Task statement. Images are not part of the copy; transcribe all the data exactly.
— BEGIN Provided data —
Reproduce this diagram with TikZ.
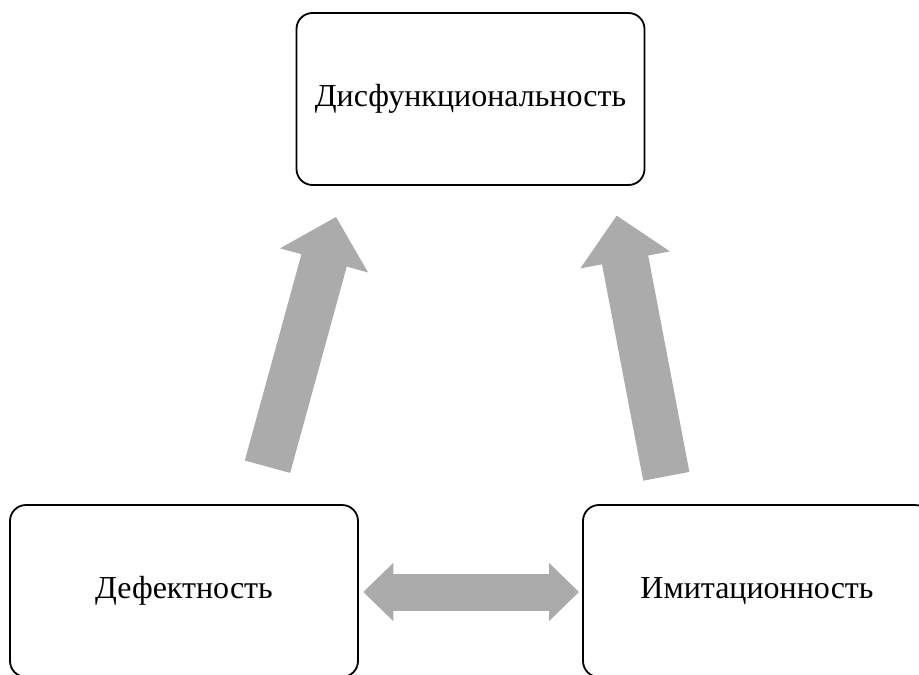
\documentclass[tikz,border=0pt]{standalone}
\usepackage{fontspec}
\setmainfont{Liberation Serif}
\usetikzlibrary{arrows.meta}
\definecolor{arrowgray}{RGB}{171,171,171}
\begin{document}
\begin{tikzpicture}[x=1pt,y=-1pt]
\tikzstyle{block}=[draw,line width=1.8pt,rounded corners=16pt,minimum width=348pt,minimum height=172pt,inner sep=0pt,font=\fontsize{32}{38}\selectfont]
\tikzstyle{bigarrow}=[draw=arrowgray,line width=47pt,-{Triangle[width=91pt,length=45pt,line width=1pt,color=arrowgray]}]
\tikzstyle{twoway}=[draw=arrowgray,line width=37pt,{Triangle[width=58pt,length=30pt,line width=1pt,color=arrowgray]}-{Triangle[width=58pt,length=30pt,line width=1pt,color=arrowgray]}]
\useasboundingbox (0,0) rectangle (919,675);
\clip (0,0) rectangle (919,675);
\node[block] (dys) at (470.5,99) {Дисфункциональность};
\node[block] (def) at (184,591) {Дефектность};
\node[block] (imi) at (757,591) {Имитационность};
\coordinate (defout) at (267.5,466.7);
\coordinate (dysinl) at (336,217);
\coordinate (imiout) at (666.3,476.3);
\coordinate (dysinr) at (616.7,215.7);
\coordinate (defside) at (363.3,592);
\coordinate (imiside) at (579,592);
\path[bigarrow] (defout) -- (dysinl);
\path[bigarrow] (imiout) -- (dysinr);
\path[twoway] (defside) -- (imiside);
\end{tikzpicture}
\end{document}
— END Provided data —
Solution.
Reproduce this diagram with TikZ.
\documentclass[tikz,border=0pt]{standalone}
\usepackage{fontspec}
\setmainfont{Liberation Serif}
\usetikzlibrary{arrows.meta}
\definecolor{arrowgray}{RGB}{171,171,171}
\begin{document}
\begin{tikzpicture}[x=1pt,y=-1pt]
\tikzstyle{block}=[draw,line width=1.8pt,rounded corners=16pt,minimum width=348pt,minimum height=172pt,inner sep=0pt,font=\fontsize{32}{38}\selectfont]
\tikzstyle{bigarrow}=[draw=arrowgray,line width=47pt,-{Triangle[width=91pt,length=45pt,line width=1pt,color=arrowgray]}]
\tikzstyle{twoway}=[draw=arrowgray,line width=37pt,{Triangle[width=58pt,length=30pt,line width=1pt,color=arrowgray]}-{Triangle[width=58pt,length=30pt,line width=1pt,color=arrowgray]}]
\useasboundingbox (0,0) rectangle (919,675);
\clip (0,0) rectangle (919,675);
\node[block] (dys) at (470.5,99) {Дисфункциональность};
\node[block] (def) at (184,591) {Дефектность};
\node[block] (imi) at (757,591) {Имитационность};
\coordinate (defout) at (267.5,466.7);
\coordinate (dysinl) at (336,217);
\coordinate (imiout) at (666.3,476.3);
\coordinate (dysinr) at (616.7,215.7);
\coordinate (defside) at (363.3,592);
\coordinate (imiside) at (579,592);
\path[bigarrow] (defout) -- (dysinl);
\path[bigarrow] (imiout) -- (dysinr);
\path[twoway] (defside) -- (imiside);
\end{tikzpicture}
\end{document}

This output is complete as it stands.